For capital expenditure, the ministry of works and housing got the lion’s share of N259.20 billion, followed by Ministry of Education with N162.74 billion while the Ministry of Power got N127.67 billion as well as transport with N123.07 billion. The ministry of defence got N99.87 billion among others.

Oil Price Slumps Below $60 over US, China Trade Deal

Meanwhile, oil prices fell more than two per cent yesterday as scant details about the first phase of a trade deal between the United States and China undercut optimism over continued tension between the two countries that had helped lift crude markets by three per cent at the end of last week.

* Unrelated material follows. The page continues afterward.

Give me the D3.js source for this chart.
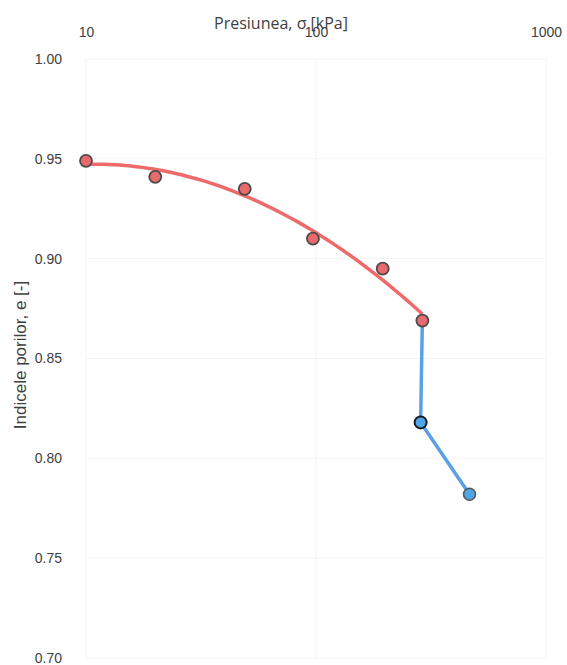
<!DOCTYPE html>
<html>
<head>
<meta charset="utf-8">
<script src="https://cdn.jsdelivr.net/npm/d3@7"></script>
<style>
  body { margin: 0; background: #fff; }
  svg { display: block; }
</style>
</head>
<body>
<svg id="chart"></svg>
<script>
// loading branch (red) and the following branch (blue)
const loadP = [10, 20, 49, 97, 195, 290]
const loadE = [0.949, 0.941, 0.935, 0.910, 0.895, 0.869]
const unloadP = [290, 285, 465]
const unloadE = [0.869, 0.818, 0.782]
const xTicks = [10, 100, 1000]
const yTicks = [0.70, 0.75, 0.80, 0.85, 0.90, 0.95, 1.00]

const width = 567
const height = 665
const margin = { top: 59, right: 21, bottom: 7, left: 86 }

const svg = d3.select('#chart')
  .attr('width', width)
  .attr('height', height)

const x = d3.scaleLog()
  .domain([10, 1000])
  .range([margin.left, width - margin.right])

const y = d3.scaleLinear()
  .domain([0.70, 1.00])
  .range([height - margin.bottom, margin.top])

// faint grid
svg.append('g')
  .selectAll('line')
  .data(yTicks)
  .enter()
  .append('line')
  .attr('x1', margin.left)
  .attr('x2', width - margin.right)
  .attr('y1', d => y(d))
  .attr('y2', d => y(d))
  .attr('stroke', '#f4f4f4')

svg.append('g')
  .selectAll('line')
  .data(xTicks)
  .enter()
  .append('line')
  .attr('x1', d => x(d))
  .attr('x2', d => x(d))
  .attr('y1', y(1.00))
  .attr('y2', y(0.70))
  .attr('stroke', '#f4f4f4')

/** Axes */
const xAxis = d3.axisTop(x)
  .tickValues(xTicks)
  .tickFormat(d3.format('d'))
  .tickSize(0)
  .tickPadding(0)

svg.append('g')
  .attr('transform', 'translate(0,37)')
  .call(xAxis)
  .call(g => g.select('.domain').remove())
  .selectAll('text')
  .attr('font-family', 'Liberation Sans, Arial, sans-serif')
  .attr('font-size', 14)
  .attr('fill', '#404040')

const yAxis = d3.axisLeft(y)
  .tickValues(yTicks)
  .tickFormat(d3.format('.2f'))
  .tickSize(0)
  .tickPadding(0)

svg.append('g')
  .attr('transform', 'translate(62,0)')
  .call(yAxis)
  .call(g => g.select('.domain').remove())
  .selectAll('text')
  .attr('font-family', 'Liberation Sans, Arial, sans-serif')
  .attr('font-size', 14)
  .attr('fill', '#404040')

// axis titles
svg.append('text')
  .attr('x', 281)
  .attr('y', 29)
  .attr('text-anchor', 'middle')
  .attr('font-family', 'Open Sans, sans-serif')
  .attr('font-size', 16)
  .attr('fill', '#404040')
  .text('Presiunea, σ [kPa]')

svg.append('text')
  .attr('transform', 'translate(26,355) rotate(-90)')
  .attr('text-anchor', 'middle')
  .attr('font-family', 'Liberation Sans, Arial, sans-serif')
  .attr('font-size', 17)
  .attr('fill', '#404040')
  .text('Indicele porilor, e [-]')

/** Lines */
const loadData = loadP.map((p, i) => ({ p, e: loadE[i] }))
const unloadData = unloadP.map((p, i) => ({ p, e: unloadE[i] }))

// quadratic trend of e against log10(p) for the loading branch
function fitQuad (pts) {
  const u = pts.map(d => Math.log10(d.p))
  const v = pts.map(d => d.e)
  const s = k => d3.sum(u, a => Math.pow(a, k))
  const t = k => d3.sum(u, (a, i) => Math.pow(a, k) * v[i])
  const A = [[s(0), s(1), s(2)], [s(1), s(2), s(3)], [s(2), s(3), s(4)]]
  const B = [t(0), t(1), t(2)]
  const det = m => m[0][0] * (m[1][1] * m[2][2] - m[1][2] * m[2][1]) -
    m[0][1] * (m[1][0] * m[2][2] - m[1][2] * m[2][0]) +
    m[0][2] * (m[1][0] * m[2][1] - m[1][1] * m[2][0])
  const D = det(A)
  const coef = [0, 1, 2].map(c => det(A.map((row, r) => row.map((val, j) => (j === c ? B[r] : val)))) / D)
  return p => {
    const a = Math.log10(p)
    return coef[0] + coef[1] * a + coef[2] * a * a
  }
}

const trend = fitQuad(loadData)
const [pMin, pMax] = d3.extent(loadP)
const trendData = d3.range(0, 61).map(i => {
  const p = pMin * Math.pow(pMax / pMin, i / 60)
  return { p, e: trend(p) }
})

const line = d3.line()
  .x(d => x(d.p))
  .y(d => y(d.e))

svg.append('path')
  .datum(unloadData)
  .attr('d', line.curve(d3.curveLinear))
  .attr('fill', 'none')
  .attr('stroke', '#5b9fe6')
  .attr('stroke-width', 3.5)

svg.append('path')
  .datum(trendData)
  .attr('d', line.curve(d3.curveLinear))
  .attr('fill', 'none')
  .attr('stroke', '#ee6a6a')
  .attr('stroke-width', 3.5)

/** Points */
svg.append('g')
  .selectAll('circle')
  .data(unloadData.slice(1))
  .enter()
  .append('circle')
  .attr('cx', d => x(d.p))
  .attr('cy', d => y(d.e))
  .attr('r', 6)
  .attr('fill', '#4ea5e8')
  .attr('stroke', (d, i) => (i === 0 ? '#1a1a1a' : '#555'))
  .attr('stroke-width', (d, i) => (i === 0 ? 2 : 1.5))

svg.append('g')
  .selectAll('circle')
  .data(loadData)
  .enter()
  .append('circle')
  .attr('cx', d => x(d.p))
  .attr('cy', d => y(d.e))
  .attr('r', 6)
  .attr('fill', '#e86a6c')
  .attr('stroke', '#4a4a4a')
  .attr('stroke-width', 1.8)
</script>
</body>
</html>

While the global benchmark crude, Brent, dropped $1.52 to $58.99 a barrel, the US West Texas Intermediate (WTI) crude lost $1.45 to $53.25 a barrel.
Late on Friday, the United States and China outlined the first stage of a trade deal and suspended this week’s scheduled US tariff hikes. But existing tariffs remain in place and officials on both sides said much more work was needed before an accord could be agreed.

Brent and WTI rose more than three per cent last week, their first weekly increase in three weeks.
Reuters reported that there are also worries that further escalation along the Syrian and Turkish border could affect output or exports from Iraq, providing more support for oil prices.

Syrian troops entered a northeastern town yesterday. The Saudi Arabia’s Energy Minister, Prince Abdulaziz bin Salman, said oil exporters taking part in a global output deal between OPEC and its allies, a grouping known as OPEC+, were showing serious commitment to the cuts.

Russian Energy Minister Alexander Novak said there were no talks underway to change the OPEC+ deal.
Kuwait’s Oil Minister, Khaled al-Fadhel said it was too early to discuss a possible build-up in oil inventories in 2020.
Khaled al-Fadhel said a price range of $50-$70 per barrel would be acceptable.

The compliance of OPEC+ producers with the supply-reduction agreement was seen at above 200 per cent in September, sources familiar with the matter said yesterday.
China showed strong demand for oil, with its September imports rising 10.8 per cent from a year earlier as refiners ramped up output amid stable profit margins and solid demand for fuel.